Bill spoke up at a parliamentary subcommittee in November 2020 questioning why the government was taking this approach: “It’s just crazy, these guys do not need this relief and it amounted to well over £2bn.

“It wasn’t just those big retailers like Tesco, Sainsbury, Morrisons and Asda but also people like Iceland, M&S, Waitrose, the Co-Op and spread to retailers like The Range.”

It was too easy for a large home store like The Range to simply install a few freezers selling Iceland goods and remain open as an essential retailer while independent card shops or picture frame shops had to shut and lose out.

“The business rate relief went to these retailers and they didn’t need it – they were actually making more money during the pandemic they’ve ever made. So I was delighted to see that four or five weeks later, I’m not saying because of me, but there were some influential MPs around the table and Tesco started the ball rolling by giving back their business rate relief and it kind of snowballed from there – about £2.5bn was given back to the Treasury. Why can’t this money be used to help independent retailers who have had a raw deal?”

Future of High Streets

Looking into the future for our High Streets, Bill says local authorities are gradually realising they can no longer save the High Street as an exercise. Instead, it needs to be about creating more of an experience, with creative community hubs, green spaces and events not just retail.

“What you need to do is redevelop the town based on a different set of principles, because home shopping has been accelerated during the pandemic. It went forward 10 years in one year and hasn’t slipped right the way back again,” Bill warns.

“So you’re going to see more and more erosion of commercial activity and you need to create environments in town centres and high streets that are more experientially-driven based on health, education, entertainment, leisure, open spaces, branding your town based on heritage, all that kind of stuff.”

Belfast is an example of a city that is in a good position to market its other assets and boost retail in the process, he says.

“Belfast is really fabulous and what they’ve done with the waterfront and the Titanic museum and all that kind of stuff – it’s good stuff,” he says.

Branding our towns

“Chief executives of local authorities are the key, not your elected leaders but the officers. They need to be a different breed, they need to be rewarded properly and they need to brand these places based on some kind of vision and positioning and compete for people to come live, work, play and visit for a reason – and that reason can no longer be just retail.

“So I’m sure you’ve got, in pockets of Belfast and other places in Northern Ireland, loads of heritage and history that can be the branding if you like – get the plan together, have more open spaces, less cars in your towns.

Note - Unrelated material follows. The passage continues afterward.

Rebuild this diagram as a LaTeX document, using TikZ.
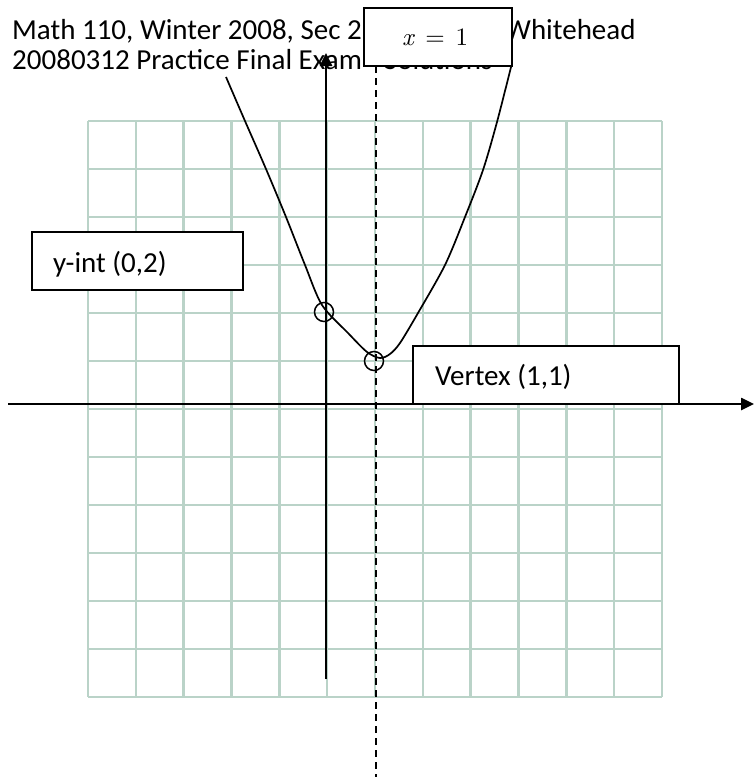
\documentclass[tikz,border=0pt]{standalone}
\usepackage{fontspec}
\newfontfamily\carlito{Carlito}
\newfontfamily\lmten[ItalicFont=lmroman10-italic.otf]{lmroman10-regular.otf}
\usetikzlibrary{arrows.meta}
\definecolor{gridc}{RGB}{186,211,200}
\begin{document}
\begin{tikzpicture}[x=1bp,y=-1bp,
  gridline/.style={draw=gridc, line width=2.4bp},
  axisline/.style={draw=black, line width=2.5bp, -{Triangle[length=13bp,width=12bp]}},
  curveline/.style={draw=black, line width=1.7bp},
  markc/.style={circle, draw=black, line width=1.5bp, minimum size=19bp, inner sep=0pt},
  labelbox/.style={draw=black, fill=white, line width=2bp, inner sep=0pt},
  dashline/.style={draw=black, line width=2bp, dash pattern=on 7bp off 5bp},
  txt/.style={inner sep=0pt, anchor=base west, font=\carlito\fontsize{29bp}{31bp}\selectfont},
  mtxt/.style={inner sep=0pt, anchor=base west, font=\lmten\fontsize{25bp}{27bp}\selectfont}
]
\useasboundingbox (0,0) rectangle (754,777);
\fill[white] (0,0) rectangle (754,777);

% grid
\foreach \i in {0,...,12} {
  \draw[gridline] ({88+\i*47.83},121) -- ({88+\i*47.83},697);
}
\foreach \j in {0,...,12} {
  \draw[gridline] (88,{121+\j*48}) -- (662,{121+\j*48});
}

% title
\node[txt] (t1) at (12,39.5) {Math 110, Winter 2008, Sec 2};
\node[txt] (t1b) at (505,39.5) {Whitehead};
\node[txt] (t2) at (12,70) {20080312 Practice Final Exam - Solutions};

% parabola
\draw[curveline] plot[smooth, tension=0.5] coordinates {
  (226,77) (245,121) (266,169) (286,217) (305,265) (322,305) (348,333)
  (367,352) (380,358) (390,354) (400,343) (418,313) (445,265)
  (465,217) (483,170) (497,122) (511,67)};

% axes
\coordinate (xs) at (8,404);
\coordinate (xe) at (754,404);
\coordinate (ys) at (326,679);
\coordinate (ye) at (326,53);
\draw[axisline] (xs) -- (xe);
\draw[axisline] (ys) -- (ye);

% points
\node[markc] (yint) at (324,312) {};
\node[markc] (vert) at (374,361) {};

% boxes
\node[labelbox, minimum width=148bp, minimum height=57bp] (xbox) at (438,37) {};
\node[labelbox, minimum width=210bp, minimum height=58bp] (ybox) at (137.5,261) {};
\node[labelbox, minimum width=266bp, minimum height=58bp] (vbox) at (546,375) {};

% dashed line x = 1
\coordinate (dtop) at (376,66);
\coordinate (dbot) at (376,777);
\draw[dashline] (dtop) -- (dbot);

% box texts
\node[mtxt] (xlab) at (402,46) {\textit{x}\hspace{10.3bp}=\hspace{10.7bp}1};
\node[txt] (ylab) at (53,272) {y-int (0,2)};
\node[txt] (vlab) at (435,385) {Vertex (1,1)};
\end{tikzpicture}
\end{document}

“By 2050, cars will start to come out of the towns, there’s no doubt about that. So let’s start pedestrianising now, let’s have small green pocket parks in our town centres, let’s create spaces for health, entertainment, leisure, arts and crafts and get the community involved in a community hub.

“Retail will prosper from there, as will other independent commercial enterprises, because you’ll get more footfall as a consequence. People will visit town centres for other reasons than just shops and events are important to that.”

One classic example, he says, is Stockton on Tees where the local authority has bought two underperforming chopping centres.

“They’re blowing one up and moving all the good retailers from there to the other one, and making it commercially viable. There was too much retail space and now there’s less,” he says.

“They’re selling that back to the good shopping centre to the private sector to run and they’re opening up the River Tees to the town centre with a green park where the old shopping centre was – it’s that kind of radical approach that is needed. They also run 97 events a year – that’s nearly two a week.

“So it’s all about the local authority acting as the catalyst, developing a strategy for 20 years ahead and being brave and bold,” Bill concludes.